The mini-specs are offered for discussion to all stakeholders. There are additions, deletions, and extra elaboration. In some circumstances, creating mini-specs will reveal new objects, services, constraints, or performance requirements that will be added to the original listings. The team may raise an issue that cannot be handled during the meeting at any time. An issue list is kept so that these suggestions can be followed up on later.

Quality Function Deployment

Quality function deployment (QFD) is a quality management technique that translates customer expectations into technical software requirements. It is focused on maximising customer satisfaction from the software engineering process.

The QFD defines types categories of requirements:

Normal requirements

The objectives and goals that are mentioned for a product or system during customer meetings are called normal requirements.

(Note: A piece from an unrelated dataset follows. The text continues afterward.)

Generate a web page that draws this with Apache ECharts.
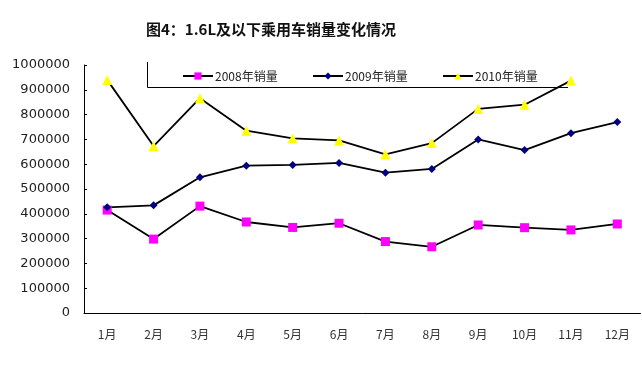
<!DOCTYPE html>
<html>
<head>
<meta charset="utf-8">
<script src="https://cdn.jsdelivr.net/npm/echarts@6/dist/echarts.min.js"></script>
<style>
html,body{margin:0;padding:0;background:#fff;}
#chart{width:642px;height:369px;}
</style>
</head>
<body>
<div id="chart"></div>
<script>
var titleText = '图4：1.6L及以下乘用车销量变化情况';
var months = ['1月','2月','3月','4月','5月','6月','7月','8月','9月','10月','11月','12月'];
var names = ['2008年销量','2009年销量','2010年销量'];
var sales2008 = [415000, 298000, 431000, 367000, 345000, 362000, 288000, 267000, 355000, 344000, 335000, 359000];
var sales2009 = [426000, 434000, 547000, 594000, 597000, 605000, 566000, 581000, 700000, 657000, 725000, 770000];
var sales2010 = [940000, 673000, 866000, 735000, 704000, 696000, 640000, 685000, 823000, 840000, 937000, null];
var yTicks = [0, 100000, 200000, 300000, 400000, 500000, 600000, 700000, 800000, 900000, 1000000];

var chart = echarts.init(document.getElementById('chart'));
var cjk = '"Noto Sans CJK SC", sans-serif';
function legendAt(left, name) {
  return {
    data: [name], left: left, top: 70, itemWidth: 30, itemHeight: 9, itemGap: 0,
    padding: 0,
    textStyle: {fontFamily: cjk, fontSize: 12, color: '#222', padding: [0,0,0,-3]},
    selectedMode: false
  };
}
chart.setOption({
  animation: false,
  backgroundColor: '#fff',
  title: {
    text: titleText, left: 141, top: 17,
    textStyle: {fontFamily: cjk, fontSize: 15, fontWeight: 'bold', color: '#111'}
  },
  legend: [legendAt(182, names[0]), legendAt(312, names[1]), legendAt(442, names[2])],
  graphic: [{
    type: 'polyline', silent: true,
    shape: {points: [[147.5, 62], [147.5, 87.5], [568, 87.5]]},
    style: {stroke: '#000', lineWidth: 1, fill: null}
  }],
  grid: {left: 84, right: 1.5, top: 65, bottom: 56},
  xAxis: {
    type: 'category', data: months, boundaryGap: true,
    axisLine: {lineStyle: {color: '#000', width: 1}},
    axisTick: {inside: true, length: 4, lineStyle: {color: '#000'}},
    axisLabel: {margin: 15, fontFamily: cjk, fontSize: 12, color: '#333'}
  },
  yAxis: {
    type: 'value', min: yTicks[0], max: yTicks[yTicks.length - 1], interval: 100000,
    axisLine: {show: true, lineStyle: {color: '#000', width: 1}},
    axisTick: {show: true, inside: true, length: 3, lineStyle: {color: '#000'}},
    splitLine: {show: false},
    axisLabel: {margin: 14, fontFamily: '"DejaVu Sans", sans-serif', fontSize: 13, color: '#222',
      formatter: function (v) { return String(v); }}
  },
  series: [
    {name: names[0], type: 'line', data: sales2008, symbol: 'rect', symbolSize: 9,
     itemStyle: {color: '#FF00FF'}, lineStyle: {color: '#000', width: 1.8}},
    {name: names[1], type: 'line', data: sales2009, symbol: 'diamond', symbolSize: 8,
     itemStyle: {color: '#000080'}, lineStyle: {color: '#000', width: 1.8}},
    {name: names[2], type: 'line', data: sales2010, symbol: 'triangle', symbolSize: 10,
     itemStyle: {color: '#FFFF00'}, lineStyle: {color: '#000', width: 1.8}}
  ]
});
</script>
</body>
</html>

The customer is satisfied if these requirements are met. Requested forms of graphical displays, specified system functionalities, and defined levels of performance are examples of normal requirements.

Expected requirements

These requirements are inherent in the product or system and may be so basic that the client does not express them explicitly. Their absence will be a major source of dissatisfaction. Expected needs include ease of human/machine communication, general operating correctness and reliability, and software installation simplicity.

Exciting requirements

These characteristics go above and beyond the customer’s expectations and are absolutely delightful when they are present. For example, software for a new mobile phone has typical functionality as well as a set of unexpected capabilities like multitouch screen, visual voice mail, etc. that thrill every product user.

Usage Scenarios

As requirements are acquired, an overall vision of system functions and features emerges. However, moving into more technical software engineering activities is difficult unless you understand how these functions and features will be used by different types of end-users. To do this, engineers and users can collaborate to establish a set of scenarios that identify a thread of usage for the system to be built.

Elicitation Work Products

The work products generated as a result of requirements elicitation will differ according to the size of the system or product to be constructed.

The work products for the majority of systems include

  • A need and feasibility statement.
  • A bounded statement of the system’s or product’s scope.
  • A list of clients, users, and other stakeholders who took part in the requirements elicitation process.
  • A description of the technological environment of the system.
  • A list of objectives, as well as the domain restrictions that apply to each of them.
  • A set of usage scenarios that provide information about how the system or product is used under various operational conditions.
  • Any prototypes created to help describe requirements more precisely.

Each of these work products is assessed by everyone who took part in the requirements elicitation process.